[Entries from a dataset]

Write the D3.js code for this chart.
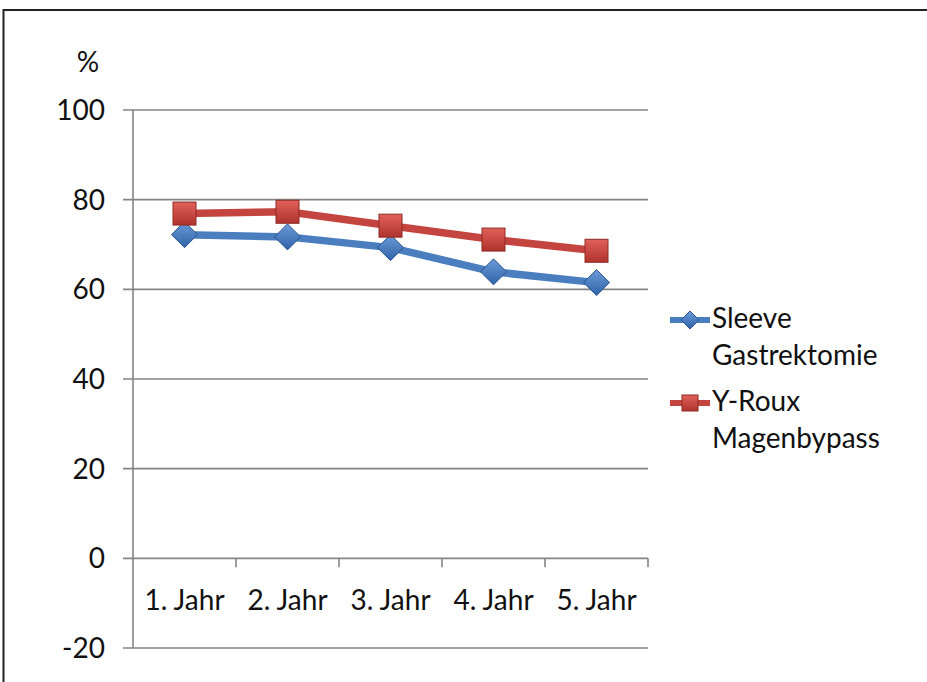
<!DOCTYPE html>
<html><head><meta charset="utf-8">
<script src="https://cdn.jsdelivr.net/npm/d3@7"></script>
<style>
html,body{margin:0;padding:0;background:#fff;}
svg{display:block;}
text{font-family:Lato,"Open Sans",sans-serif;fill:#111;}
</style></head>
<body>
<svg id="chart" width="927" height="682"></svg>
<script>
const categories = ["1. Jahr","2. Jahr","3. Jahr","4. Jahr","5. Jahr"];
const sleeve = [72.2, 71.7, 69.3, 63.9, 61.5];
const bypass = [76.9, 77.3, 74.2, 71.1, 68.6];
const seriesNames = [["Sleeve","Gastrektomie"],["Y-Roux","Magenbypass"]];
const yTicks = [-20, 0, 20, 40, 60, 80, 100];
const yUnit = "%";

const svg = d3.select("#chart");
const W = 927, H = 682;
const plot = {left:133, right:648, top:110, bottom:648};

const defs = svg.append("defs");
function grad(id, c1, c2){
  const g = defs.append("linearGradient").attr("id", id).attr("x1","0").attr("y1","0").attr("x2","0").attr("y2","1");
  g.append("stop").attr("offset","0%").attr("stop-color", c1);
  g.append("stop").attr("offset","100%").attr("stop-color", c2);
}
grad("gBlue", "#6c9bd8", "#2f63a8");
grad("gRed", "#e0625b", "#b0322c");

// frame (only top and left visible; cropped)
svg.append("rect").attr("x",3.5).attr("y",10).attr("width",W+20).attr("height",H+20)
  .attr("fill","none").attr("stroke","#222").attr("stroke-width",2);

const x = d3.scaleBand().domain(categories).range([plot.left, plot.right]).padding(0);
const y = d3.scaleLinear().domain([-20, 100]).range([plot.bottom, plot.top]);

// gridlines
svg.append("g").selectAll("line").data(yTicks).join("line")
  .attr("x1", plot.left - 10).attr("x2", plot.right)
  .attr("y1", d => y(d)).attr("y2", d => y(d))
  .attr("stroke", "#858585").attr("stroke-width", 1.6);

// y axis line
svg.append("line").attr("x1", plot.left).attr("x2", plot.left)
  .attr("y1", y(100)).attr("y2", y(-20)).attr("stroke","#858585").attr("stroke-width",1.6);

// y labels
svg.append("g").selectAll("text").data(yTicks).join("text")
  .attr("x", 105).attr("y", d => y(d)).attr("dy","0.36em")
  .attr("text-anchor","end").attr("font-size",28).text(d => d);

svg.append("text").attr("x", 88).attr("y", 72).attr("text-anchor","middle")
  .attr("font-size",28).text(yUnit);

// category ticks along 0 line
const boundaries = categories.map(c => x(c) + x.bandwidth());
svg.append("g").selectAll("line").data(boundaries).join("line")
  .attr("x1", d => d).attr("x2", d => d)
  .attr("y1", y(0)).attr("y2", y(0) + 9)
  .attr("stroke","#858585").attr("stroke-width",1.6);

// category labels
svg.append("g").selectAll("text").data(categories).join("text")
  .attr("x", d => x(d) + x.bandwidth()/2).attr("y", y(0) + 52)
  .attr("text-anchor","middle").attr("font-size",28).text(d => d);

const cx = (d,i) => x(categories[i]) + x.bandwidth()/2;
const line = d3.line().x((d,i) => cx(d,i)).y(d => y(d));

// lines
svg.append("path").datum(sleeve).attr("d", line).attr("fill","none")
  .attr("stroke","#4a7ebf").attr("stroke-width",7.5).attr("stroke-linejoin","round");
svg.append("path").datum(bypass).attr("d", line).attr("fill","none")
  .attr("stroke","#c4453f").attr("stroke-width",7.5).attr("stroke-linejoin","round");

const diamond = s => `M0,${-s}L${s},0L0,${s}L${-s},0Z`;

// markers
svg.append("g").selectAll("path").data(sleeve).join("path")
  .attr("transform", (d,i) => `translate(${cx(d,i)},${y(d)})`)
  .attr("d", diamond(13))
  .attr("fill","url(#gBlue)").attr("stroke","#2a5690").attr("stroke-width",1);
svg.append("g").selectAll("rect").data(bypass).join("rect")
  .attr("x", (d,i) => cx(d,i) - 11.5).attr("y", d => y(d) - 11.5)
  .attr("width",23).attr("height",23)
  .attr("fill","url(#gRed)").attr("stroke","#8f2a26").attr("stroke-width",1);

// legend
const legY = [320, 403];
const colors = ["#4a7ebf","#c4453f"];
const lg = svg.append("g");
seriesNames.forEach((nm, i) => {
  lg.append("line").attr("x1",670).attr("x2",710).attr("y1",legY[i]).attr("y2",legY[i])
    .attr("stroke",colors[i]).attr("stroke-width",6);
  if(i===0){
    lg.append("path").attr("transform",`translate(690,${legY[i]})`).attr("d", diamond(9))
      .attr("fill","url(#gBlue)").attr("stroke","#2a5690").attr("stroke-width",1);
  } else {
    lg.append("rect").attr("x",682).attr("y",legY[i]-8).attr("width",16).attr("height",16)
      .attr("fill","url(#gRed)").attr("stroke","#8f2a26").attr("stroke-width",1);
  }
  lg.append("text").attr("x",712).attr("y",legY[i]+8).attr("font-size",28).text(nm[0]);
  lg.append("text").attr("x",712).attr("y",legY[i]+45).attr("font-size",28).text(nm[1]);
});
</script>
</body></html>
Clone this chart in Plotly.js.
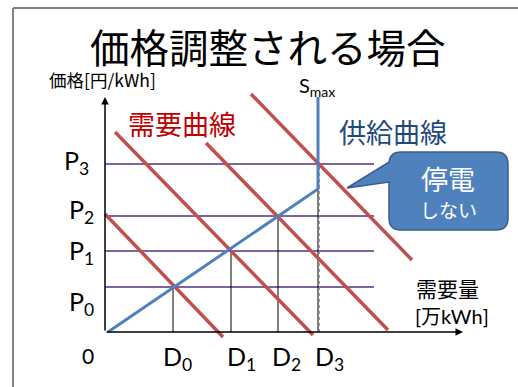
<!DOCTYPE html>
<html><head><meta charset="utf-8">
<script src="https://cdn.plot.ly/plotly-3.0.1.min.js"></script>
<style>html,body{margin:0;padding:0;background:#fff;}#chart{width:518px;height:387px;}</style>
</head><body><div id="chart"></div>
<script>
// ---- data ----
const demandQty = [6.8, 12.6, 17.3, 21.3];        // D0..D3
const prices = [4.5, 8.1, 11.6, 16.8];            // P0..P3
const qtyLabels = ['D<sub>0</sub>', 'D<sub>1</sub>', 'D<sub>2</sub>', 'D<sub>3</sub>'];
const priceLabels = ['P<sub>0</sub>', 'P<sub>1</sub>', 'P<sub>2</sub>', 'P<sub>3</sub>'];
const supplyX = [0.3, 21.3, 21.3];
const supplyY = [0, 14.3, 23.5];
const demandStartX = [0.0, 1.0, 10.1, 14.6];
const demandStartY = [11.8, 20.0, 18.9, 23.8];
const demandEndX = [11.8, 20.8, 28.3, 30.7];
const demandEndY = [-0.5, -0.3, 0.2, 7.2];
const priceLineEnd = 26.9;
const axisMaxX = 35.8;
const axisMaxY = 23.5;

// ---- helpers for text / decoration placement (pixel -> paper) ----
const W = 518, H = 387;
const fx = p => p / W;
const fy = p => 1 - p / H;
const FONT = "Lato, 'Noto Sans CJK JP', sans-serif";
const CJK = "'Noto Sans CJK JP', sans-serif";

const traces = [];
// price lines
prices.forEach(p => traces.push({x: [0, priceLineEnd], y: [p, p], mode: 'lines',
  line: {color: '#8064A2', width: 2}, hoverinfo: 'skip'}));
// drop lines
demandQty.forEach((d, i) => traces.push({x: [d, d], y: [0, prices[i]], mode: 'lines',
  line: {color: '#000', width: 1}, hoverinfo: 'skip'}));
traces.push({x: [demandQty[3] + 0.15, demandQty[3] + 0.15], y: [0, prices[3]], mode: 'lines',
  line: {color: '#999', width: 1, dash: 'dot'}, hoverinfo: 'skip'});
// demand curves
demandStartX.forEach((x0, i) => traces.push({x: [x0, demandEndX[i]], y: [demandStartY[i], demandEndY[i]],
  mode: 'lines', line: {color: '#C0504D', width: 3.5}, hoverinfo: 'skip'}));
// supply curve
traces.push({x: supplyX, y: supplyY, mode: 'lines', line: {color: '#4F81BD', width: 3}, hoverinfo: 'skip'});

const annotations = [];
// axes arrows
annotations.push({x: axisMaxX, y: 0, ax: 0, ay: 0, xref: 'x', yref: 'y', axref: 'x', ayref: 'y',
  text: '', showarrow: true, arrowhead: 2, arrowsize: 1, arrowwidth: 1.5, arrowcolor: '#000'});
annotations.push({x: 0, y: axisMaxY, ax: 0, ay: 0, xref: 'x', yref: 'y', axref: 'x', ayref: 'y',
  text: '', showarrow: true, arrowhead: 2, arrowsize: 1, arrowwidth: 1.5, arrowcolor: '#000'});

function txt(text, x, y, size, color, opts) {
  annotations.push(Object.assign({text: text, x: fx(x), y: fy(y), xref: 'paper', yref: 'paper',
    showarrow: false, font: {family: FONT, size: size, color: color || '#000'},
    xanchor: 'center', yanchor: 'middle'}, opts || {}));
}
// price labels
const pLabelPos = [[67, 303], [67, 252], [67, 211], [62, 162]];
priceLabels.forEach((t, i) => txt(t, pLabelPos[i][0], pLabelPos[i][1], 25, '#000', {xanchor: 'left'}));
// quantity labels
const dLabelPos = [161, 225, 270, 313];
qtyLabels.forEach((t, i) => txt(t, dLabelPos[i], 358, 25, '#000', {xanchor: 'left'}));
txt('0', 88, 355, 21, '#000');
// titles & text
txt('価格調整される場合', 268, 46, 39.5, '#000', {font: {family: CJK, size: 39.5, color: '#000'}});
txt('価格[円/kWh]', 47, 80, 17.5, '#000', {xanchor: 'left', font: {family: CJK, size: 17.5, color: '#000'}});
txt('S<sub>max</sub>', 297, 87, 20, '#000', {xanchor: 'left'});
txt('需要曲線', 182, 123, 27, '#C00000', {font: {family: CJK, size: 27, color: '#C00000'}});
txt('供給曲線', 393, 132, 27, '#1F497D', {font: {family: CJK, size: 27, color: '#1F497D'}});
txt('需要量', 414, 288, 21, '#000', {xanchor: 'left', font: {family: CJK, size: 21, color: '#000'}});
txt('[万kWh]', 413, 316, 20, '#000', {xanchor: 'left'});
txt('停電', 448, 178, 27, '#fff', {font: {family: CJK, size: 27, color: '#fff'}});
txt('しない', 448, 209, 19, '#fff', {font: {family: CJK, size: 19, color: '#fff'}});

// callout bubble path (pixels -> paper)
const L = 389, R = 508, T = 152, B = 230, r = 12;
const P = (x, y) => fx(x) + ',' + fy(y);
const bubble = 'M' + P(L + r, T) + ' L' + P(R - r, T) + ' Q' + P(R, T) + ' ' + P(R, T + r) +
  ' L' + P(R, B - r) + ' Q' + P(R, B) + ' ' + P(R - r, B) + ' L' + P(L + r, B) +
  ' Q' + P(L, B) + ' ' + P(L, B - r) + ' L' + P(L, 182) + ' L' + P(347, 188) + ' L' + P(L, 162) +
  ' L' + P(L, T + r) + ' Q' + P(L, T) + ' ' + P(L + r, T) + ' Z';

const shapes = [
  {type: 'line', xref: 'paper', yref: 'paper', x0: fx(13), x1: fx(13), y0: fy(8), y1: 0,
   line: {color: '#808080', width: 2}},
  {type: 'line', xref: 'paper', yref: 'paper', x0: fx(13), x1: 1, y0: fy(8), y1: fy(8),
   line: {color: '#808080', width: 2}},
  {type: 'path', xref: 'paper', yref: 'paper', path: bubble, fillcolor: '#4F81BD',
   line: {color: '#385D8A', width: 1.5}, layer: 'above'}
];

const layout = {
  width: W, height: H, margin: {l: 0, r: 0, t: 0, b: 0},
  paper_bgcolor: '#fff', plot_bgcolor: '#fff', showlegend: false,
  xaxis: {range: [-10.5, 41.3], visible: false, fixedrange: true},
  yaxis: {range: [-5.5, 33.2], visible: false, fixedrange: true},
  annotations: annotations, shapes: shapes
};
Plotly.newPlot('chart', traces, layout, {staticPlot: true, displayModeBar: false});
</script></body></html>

[To do] Find the word "chart" and list each line it appears in.

[Solved problem]
Write the D3.js code for this chart.
<svg id="chart" width="927" height="682"></svg>
const svg = d3.select("#chart");
Clone this chart in Plotly.js.
<style>html,body{margin:0;padding:0;background:#fff;}#chart{width:518px;height:387px;}</style>
</head><body><div id="chart"></div>
Plotly.newPlot('chart', traces, layout, {staticPlot: true, displayModeBar: false});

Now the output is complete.